The Secretary of Treasury sells certain stock after receiving a Certificate of Divestiture and is considering reinvesting the proceeds from the sale into U.S. Treasury securities. However, because the Secretary of the Treasury is prohibited by 31 U.S.C. 329 from being involved in buying obligations of the United States Government, the Secretary cannot reinvest the proceeds in such securities. However, she may invest the proceeds in a diversified mutual fund. See the definition of permitted property at § 2634.1003(b).

(b) Internal Revenue Service reporting requirements. An eligible person who elects to defer the recognition of capital gains from the sale of property pursuant to a Certificate of Divestiture must follow Internal Revenue Service rules for reporting the sale of the property and the reinvestment transaction.

Cases in which Certificates of Divestiture will not be issued.
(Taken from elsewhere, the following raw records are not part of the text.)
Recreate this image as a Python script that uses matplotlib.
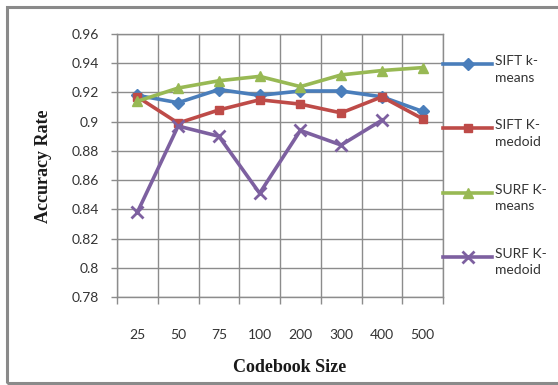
import matplotlib
matplotlib.use("Agg")
import matplotlib.pyplot as plt
from matplotlib.lines import Line2D
from matplotlib.patches import Rectangle

# ===== DATA =====
codebook_sizes = ["25", "50", "75", "100", "200", "300", "400", "500"]
sift_kmeans = [0.918, 0.913, 0.922, 0.918, 0.921, 0.921, 0.917, 0.907]
sift_kmedoid = [0.917, 0.899, 0.908, 0.915, 0.912, 0.906, 0.917, 0.902]
surf_kmeans = [0.914, 0.923, 0.928, 0.931, 0.924, 0.932, 0.935, 0.937]
surf_kmedoid = [0.838, 0.897, 0.890, 0.851, 0.894, 0.884, 0.901]
y_ticks = [0.78, 0.8, 0.82, 0.84, 0.86, 0.88, 0.9, 0.92, 0.94, 0.96]
y_tick_labels = ["0.78", "0.8", "0.82", "0.84", "0.86", "0.88", "0.9", "0.92", "0.94", "0.96"]

series = [
    ("SIFT k-\nmeans", sift_kmeans, "#4A7EBB", "D", 6),
    ("SIFT K-\nmedoid", sift_kmedoid, "#BE4B48", "s", 6),
    ("SURF K-\nmeans", surf_kmeans, "#98B954", "^", 7),
    ("SURF K-\nmedoid", surf_kmedoid, "#7D60A0", "x", 8),
]

GRID = "#8C8C8C"
TEXT = "#333333"
TICK_FONT = "Lato"
TITLE_FONT = "Liberation Serif"

fig = plt.figure(figsize=(5.58, 3.85), dpi=100)
fig.patch.set_facecolor("white")

# outer chart border (Excel style)
fig.add_artist(Rectangle((7 / 558, 1 - 383 / 385), 600 / 558, 376 / 385,
                         transform=fig.transFigure, fill=False,
                         edgecolor="#8A8A8A", linewidth=2.2))

ax = fig.add_axes([117 / 558, 1 - 297 / 385, 326 / 558, 263 / 385])

x = list(range(len(codebook_sizes)))
for label, vals, color, marker, ms in series:
    mew = 2 if marker == "x" else 1
    ax.plot(x[:len(vals)], vals, color=color, linewidth=2.6, marker=marker,
            markersize=ms, markeredgewidth=mew, markeredgecolor=color,
            solid_joinstyle="miter", zorder=3)

ax.set_xlim(-0.5, len(codebook_sizes) - 0.5)
ax.set_ylim(0.78, 0.96)
ax.set_yticks(y_ticks)
ax.set_yticklabels(y_tick_labels, fontfamily=TICK_FONT, fontsize=10, color=TEXT)

# categories sit between gridlines, boundaries get the ticks
ax.set_xticks([i - 0.5 for i in range(len(codebook_sizes) + 1)])
ax.set_xticklabels([])
ax.set_xticks(x, minor=True)
ax.set_xticklabels(codebook_sizes, minor=True, fontfamily=TICK_FONT, fontsize=10,
                   color=TEXT)
ax.tick_params(axis="x", which="minor", length=0, pad=23)
ax.tick_params(axis="x", which="major", length=5, color=GRID, width=1)
ax.tick_params(axis="y", length=4, color=GRID, width=1, pad=9)

ax.grid(True, which="major", color=GRID, linewidth=1)
ax.set_axisbelow(True)
for sp in ax.spines.values():
    sp.set_color(GRID)
    sp.set_linewidth(1)

fig.text(290 / 558, 1 - 367 / 385, "Codebook Size", fontfamily=TITLE_FONT,
         fontweight="bold", fontsize=13, ha="center", va="center", color="#1a1a1a")
fig.text(44 / 558, 1 - 166 / 385, "Accuracy Rate", fontfamily=TITLE_FONT,
         fontweight="bold", fontsize=13, ha="center", va="center", rotation=90,
         color="#1a1a1a")

# ===== LEGEND (manual, line aligned with first text row) =====
legend_y = [64, 128, 193, 257]
for (label, vals, color, marker, ms), ly in zip(series, legend_y):
    yf = 1 - ly / 385
    fig.add_artist(Line2D([443 / 558, 492 / 558], [yf, yf], transform=fig.transFigure,
                          color=color, linewidth=2.6))
    mew = 2 if marker == "x" else 1
    fig.add_artist(Line2D([468 / 558], [yf], transform=fig.transFigure, color=color,
                          marker=marker, markersize=ms, markeredgewidth=mew,
                          markeredgecolor=color, linestyle="none"))
    fig.text(495 / 558, 1 - (ly - 9) / 385, label, fontfamily=TICK_FONT, fontsize=10,
             ha="left", va="top", color=TEXT, linespacing=1.45)

fig.savefig("out.png", dpi=100)
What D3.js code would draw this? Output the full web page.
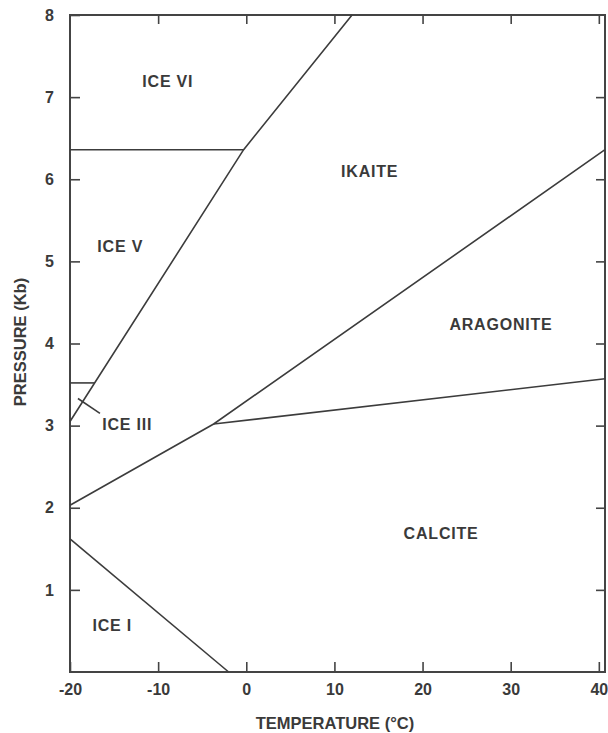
<!DOCTYPE html>
<html>
<head>
<meta charset="utf-8">
<script src="https://cdn.jsdelivr.net/npm/d3@7"></script>
<style>
  body { margin: 0; background: #fff; }
  svg text { font-family: "Liberation Sans", Arial, sans-serif; font-weight: bold; fill: #3a3a3a; }
</style>
</head>
<body>
<div id="chart"></div>
<script>
// tick values
const tempTicks = [-20, -10, 0, 10, 20, 30, 40];
const pressTicks = [1, 2, 3, 4, 5, 6, 7, 8];

// phase boundaries, [temperature °C, pressure kb]
const iceIBoundary = [[-20, 1.62], [-2.0, 0]];
const iceCarbonateBoundary = [[-20, 2.03], [-3.7, 3.02], [40.7, 6.36]];
const calciteAragoniteBoundary = [[-3.7, 3.02], [40.7, 3.57]];
const ikaiteIceBoundary = [[-20, 3.05], [-0.3, 6.36], [12.0, 8]];
const iceVVIBoundary = [[-20, 6.36], [-0.3, 6.36]];
const iceIIIVBoundary = [[-20, 3.52], [-17.2, 3.52]];
const iceIIILeader = [[-19.1, 3.33], [-16.6, 3.15]];

// field labels
const phaseNames = ["ICE VI", "IKAITE", "ICE V", "ARAGONITE", "ICE III", "CALCITE", "ICE I"];
const phaseTemps = [-8.9, 14.0, -14.3, 28.9, -13.5, 22.1, -15.2];
const phasePress = [7.19, 6.10, 5.18, 4.24, 3.02, 1.69, 0.57];

const width = 608, height = 733;
const margin = {top: 15, right: 3, bottom: 61, left: 70};

const svg = d3.select("#chart").append("svg")
    .attr("width", width)
    .attr("height", height);

const x = d3.scaleLinear()
    .domain([-20, 40.7])
    .range([margin.left, width - margin.right]);
const y = d3.scaleLinear()
    .domain([0, 8])
    .range([height - margin.bottom, margin.top]);

const axisColor = "#444";
// plain hyphen for negatives, like the original
const fmt = function (d) { return String(d); };

// frame
svg.append("rect")
    .attr("x", x(-20))
    .attr("y", y(8))
    .attr("width", x(40.7) - x(-20))
    .attr("height", y(0) - y(8))
    .attr("fill", "none")
    .attr("stroke", axisColor)
    .attr("stroke-width", 2);

function styleAxis(g) {
    g.select(".domain").remove();
    g.selectAll(".tick line").attr("stroke", axisColor).attr("stroke-width", 1.6);
    g.selectAll(".tick text").attr("font-size", "16px").attr("fill", "#3a3a3a");
}

// bottom
svg.append("g")
    .attr("transform", "translate(0," + y(0) + ")")
    .call(d3.axisBottom(x).tickValues(tempTicks).tickSize(-10).tickPadding(12).tickFormat(fmt))
    .call(styleAxis);

// top (ticks only)
svg.append("g")
    .attr("transform", "translate(0," + y(8) + ")")
    .call(d3.axisTop(x).tickValues(tempTicks.slice(1)).tickSize(-9).tickFormat(""))
    .call(styleAxis);

// left
svg.append("g")
    .attr("transform", "translate(" + x(-20) + ",0)")
    .call(d3.axisLeft(y).tickValues(pressTicks).tickSize(-10).tickPadding(16).tickFormat(fmt))
    .call(styleAxis);

// right (ticks only)
svg.append("g")
    .attr("transform", "translate(" + x(40.7) + ",0)")
    .call(d3.axisRight(y).tickValues(pressTicks.slice(0, -1)).tickSize(-9).tickFormat(""))
    .call(styleAxis);

// boundaries
const line = d3.line()
    .x(function (d) { return x(d[0]); })
    .y(function (d) { return y(d[1]); });

const boundaries = [iceIBoundary, iceCarbonateBoundary, calciteAragoniteBoundary,
    ikaiteIceBoundary, iceVVIBoundary, iceIIIVBoundary, iceIIILeader];

svg.append("g").selectAll("path")
    .data(boundaries)
    .enter().append("path")
    .attr("d", line)
    .attr("fill", "none")
    .attr("stroke", "#3c3c3c")
    .attr("stroke-width", 1.6);

// field labels
svg.append("g").selectAll("text")
    .data(phaseNames)
    .enter().append("text")
    .attr("x", function (d, i) { return x(phaseTemps[i]); })
    .attr("y", function (d, i) { return y(phasePress[i]); })
    .attr("dy", "0.36em")
    .attr("text-anchor", "middle")
    .attr("font-size", "16px")
    .attr("letter-spacing", "0.8px")
    .text(function (d) { return d; });

// axis titles
svg.append("text")
    .attr("x", 335)
    .attr("y", 729)
    .attr("text-anchor", "middle")
    .attr("font-size", "16.5px")
    .text("TEMPERATURE (°C)");

svg.append("text")
    .attr("transform", "translate(26,342) rotate(-90)")
    .attr("text-anchor", "middle")
    .attr("font-size", "16.5px")
    .text("PRESSURE (Kb)");
</script>
</body>
</html>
The Director of the Office of Government Ethics, in his or her sole discretion, may deny a request for a Certificate of Divestiture in cases where an unfair or unintended benefit would result. Examples of such cases include:

(a) Employee benefit plans. The Director will not issue a Certificate of Start Printed Page 69238Divestiture if the property is held in a pension, profit-sharing, stock bonus, or other employee benefit plan and can otherwise be rolled over into an eligible tax-deferred retirement plan within the 60-day reinvestment period.

(b) Tax-Deferred and Tax-Advantaged Accounts. The Director will not issue a Certificate of Divestiture if the property is held in an Individual Retirement Account, college savings plan (529 plan), or other tax-deferred or tax-advantaged account (e.g., 401(k), 403(b), 457 plans, etc.), which allow the account holder to exchange the property for permissible property without incurring a capital gain.

(c) Complete divestiture. The Director will not issue a Certificate of Divestiture unless the employee agrees to divest all of the property that presents a conflict of interest, as well as other similar or related property that presents a conflict of interest under a Federal conflict of interest statute, regulation, rule, or Executive order. However, any property that qualifies for a regulatory exemption at part 2640 of this chapter need not be divested for a Certificate of Divestiture to be issued.

Example:

A Department of Agriculture employee owns shares of stock in Better Workspace, Inc. valued at $25,000. As part of his official duties, the employee is assigned to evaluate bids for a contract to renovate office space at his agency. The Department's designated agency ethics official discovers that Better Workspace is one of the companies that has submitted a bid and directs the employee to sell his stock in the company. Because Better Workspace is a publicly traded security, the employee could retain up to $15,000 of the stock under the regulatory exemption for interests in securities at § 2640.202(a) of this chapter. He would be able to request a Certificate of Divestiture for the $10,000 of Better Workspace stock that is not covered by the exemption. Alternatively, he could request a Certificate of Divestiture for the entire $25,000 worth of stock. If he chooses to sell his stock down to an amount permitted under the regulatory exemption, the Office of Government Ethics will not issue additional Certificates of Divestiture if the value of the stock goes above $15,000 again.

(d) Property acquired under improper circumstances. The Director will not issue a Certificate of Divestiture:

(1) If the eligible person acquired the property at a time when its acquisition was prohibited by statute, regulation, rule, or Executive order; or

(2) If circumstances would otherwise create the appearance of a conflict with the conscientious performance of Government responsibilities.

Public access to a Certificate of Divestiture.

A Certificate of Divestiture issued pursuant to the provisions of this subpart is available to the public in accordance with the rules of § 2634.603.